### [SET EXERCISE]
Write out the material exactly. Do not include the pictures.

### [DATA EXCERPT]
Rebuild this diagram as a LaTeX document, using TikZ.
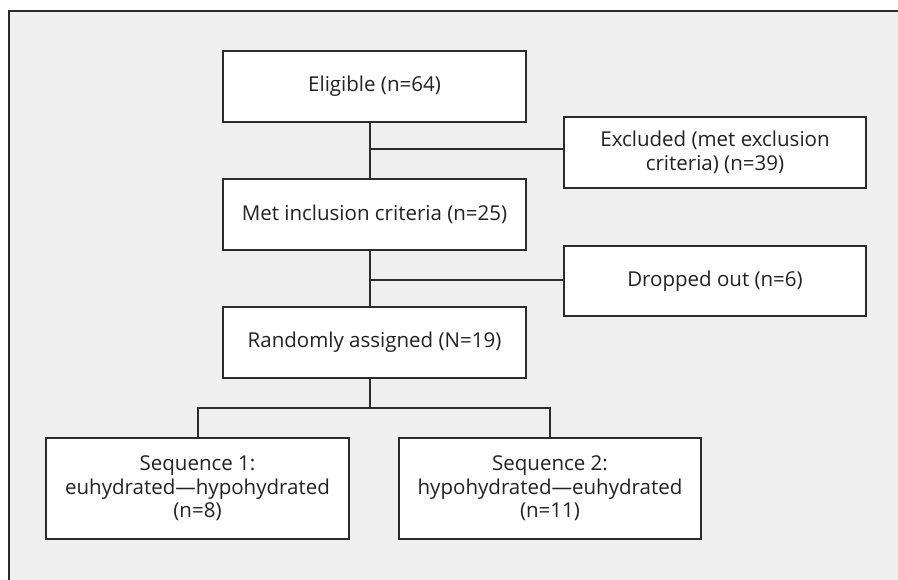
\documentclass[tikz,border=0pt]{standalone}
\usepackage{fontspec}
\setmainfont{Open Sans}
\begin{document}
\begin{tikzpicture}[x=1pt,y=-1pt,
  box/.style={draw=linec,fill=white,line width=2pt,align=center,inner sep=0pt,
    font=\fontsize{20.5}{23.5}\selectfont,text=textc},
  conn/.style={draw=linec,line width=2pt}]
\definecolor{linec}{HTML}{2B2B2B}
\definecolor{bgc}{HTML}{EEEFEE}
\definecolor{textc}{HTML}{222222}
\useasboundingbox (0,0) rectangle (898,580);
\fill[bgc] (8.5,11) rectangle (910,590);
\draw[linec,line width=2pt] (8.5,590) -- (8.5,11) -- (910,11);
\node[box,minimum width=303pt,minimum height=71pt] (elig) at (374.5,86.5) {Eligible (n=64)};
\node[box,minimum width=302pt,minimum height=71pt] (excl) at (715,152.5) {Excluded (met exclusion\\criteria) (n=39)};
\node[box,minimum width=303pt,minimum height=71pt] (met) at (374.5,214.5) {Met inclusion criteria (n=25)};
\node[box,minimum width=302pt,minimum height=70pt] (drop) at (715,281) {Dropped out (n=6)};
\node[box,minimum width=303pt,minimum height=71pt] (rand) at (374.5,342.5) {Randomly assigned (N=19)};
\node[box,minimum width=303pt,minimum height=101pt] (seqa) at (197.5,488.5) {Sequence 1:\\euhydrated—hypohydrated\\(n=8)};
\node[box,minimum width=302pt,minimum height=101pt] (seqb) at (550,488.5) {Sequence 2:\\hypohydrated—euhydrated\\(n=11)};
\coordinate (t) at (370,0);
\coordinate (ja) at (370,149);
\coordinate (jb) at (370,280);
\coordinate (jc) at (370,408);
\draw[conn] (elig.south -| t) -- (met.north -| t);
\draw[conn] (ja) -- (ja -| excl.west);
\draw[conn] (met.south -| t) -- (rand.north -| t);
\draw[conn] (jb) -- (jb -| drop.west);
\draw[conn] (rand.south -| t) -- (jc);
\draw[conn] (seqa.north) -- (seqa.north |- jc) -- (seqb.north |- jc) -- (seqb.north);
\end{tikzpicture}
\end{document}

### [COMPLETED TASK]
Rebuild this diagram as a LaTeX document, using TikZ.
\documentclass[tikz,border=0pt]{standalone}
\usepackage{fontspec}
\setmainfont{Open Sans}
\begin{document}
\begin{tikzpicture}[x=1pt,y=-1pt,
  box/.style={draw=linec,fill=white,line width=2pt,align=center,inner sep=0pt,
    font=\fontsize{20.5}{23.5}\selectfont,text=textc},
  conn/.style={draw=linec,line width=2pt}]
\definecolor{linec}{HTML}{2B2B2B}
\definecolor{bgc}{HTML}{EEEFEE}
\definecolor{textc}{HTML}{222222}
\useasboundingbox (0,0) rectangle (898,580);
\fill[bgc] (8.5,11) rectangle (910,590);
\draw[linec,line width=2pt] (8.5,590) -- (8.5,11) -- (910,11);
\node[box,minimum width=303pt,minimum height=71pt] (elig) at (374.5,86.5) {Eligible (n=64)};
\node[box,minimum width=302pt,minimum height=71pt] (excl) at (715,152.5) {Excluded (met exclusion\\criteria) (n=39)};
\node[box,minimum width=303pt,minimum height=71pt] (met) at (374.5,214.5) {Met inclusion criteria (n=25)};
\node[box,minimum width=302pt,minimum height=70pt] (drop) at (715,281) {Dropped out (n=6)};
\node[box,minimum width=303pt,minimum height=71pt] (rand) at (374.5,342.5) {Randomly assigned (N=19)};
\node[box,minimum width=303pt,minimum height=101pt] (seqa) at (197.5,488.5) {Sequence 1:\\euhydrated—hypohydrated\\(n=8)};
\node[box,minimum width=302pt,minimum height=101pt] (seqb) at (550,488.5) {Sequence 2:\\hypohydrated—euhydrated\\(n=11)};
\coordinate (t) at (370,0);
\coordinate (ja) at (370,149);
\coordinate (jb) at (370,280);
\coordinate (jc) at (370,408);
\draw[conn] (elig.south -| t) -- (met.north -| t);
\draw[conn] (ja) -- (ja -| excl.west);
\draw[conn] (met.south -| t) -- (rand.north -| t);
\draw[conn] (jb) -- (jb -| drop.west);
\draw[conn] (rand.south -| t) -- (jc);
\draw[conn] (seqa.north) -- (seqa.north |- jc) -- (seqb.north |- jc) -- (seqb.north);
\end{tikzpicture}
\end{document}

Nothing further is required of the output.